Santiago ALBA : En juin dernier, tout en fermant les yeux sur l’internement de mineurs dans le camp de concentration de Guantánamo, en gardant le silence sur les bombardements de civils et l’assassinat de journalistes à Bagdad et en légitimant l’occupation criminelle de l’Irak par les États-Unis en soutenant la résolution 1511, l’Union européenne a imposé des "sanctions politiques" à Cuba pour protester contre la "répression" exercée contre les "dissidents" sur l’île. Ces "sanctions politiques", que vous avez qualifiées de véritable "blocus culturel", se sont matérialisées, par exemple, par le boycott par le gouvernement allemand du 13e Salon du livre cubain, dont vous êtes le président du comité d’organisation et qui vient de se tenir à La Havane. C’est précisément l’Allemagne qui était le pays invité à cette édition, qui a consacré un hommage à la culture et à la littérature allemandes. Plus de 100 libraires et éditeurs dissidents de ce pays, contre la position de leur gouvernement, ont participé à la Foire. Dans quelle mesure pensez-vous qu’elle a permis de briser le blocus culturel et de renforcer les relations de Cuba avec le reste du monde au niveau international ?
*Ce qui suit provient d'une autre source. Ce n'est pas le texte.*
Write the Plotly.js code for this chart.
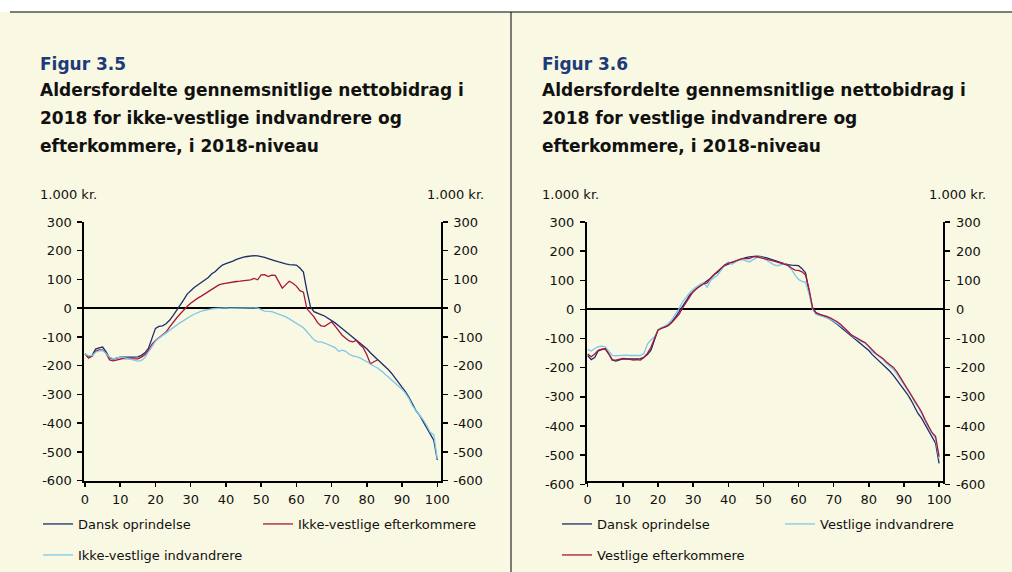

Iroel SANCHEZ : À la clôture de la foire, un intellectuel allemand a ironisé en paraphrasant Brecht et a déclaré qu’après le boycott de la foire du livre de La Havane, il faudrait écrire la "Dialectique de la maladresse", car grâce à la décision du gouvernement allemand, le succès et la diffusion de l’événement ont été plus grands que jamais. C’est tout à fait vrai, la tentative d’endommager la Foire a conduit à une plus grande participation d’intellectuels et d’éditeurs de ce pays que celle initialement prévue, elle a également permis à la Foire d’être mieux connue et de se faire connaître au niveau international. L’impact a même été tel que l’Union européenne a tenté de se démentir, affirmant qu’un tel boycott n’existait pas, ce qui montre bien à quel point sa position était indéfendable et maladroite. Au salon, des éditions cubaines de leurs propres livres ont été présentées par des personnalités telles qu’Alice Walker, Erick Toussaint, Atilio Borón, Pablo González Casanova et Luis Britto García, en plus des Espagnols que j’ai déjà mentionnés. Si l’on ajoute à cela les personnalités culturelles qui se sont rendues à Cuba ces derniers mois, comme Costa Gavras, Augusto Roa Bastos, Noam Chomsky, Ernesto Cardenal, Gabriel García Márquez, Robert Redford ou Danny Glover, ainsi que les jurys internationaux du festival de cinéma et du concours littéraire Casa de las Americas, on se rend compte que la tentative de blocus culturel a été un échec retentissant.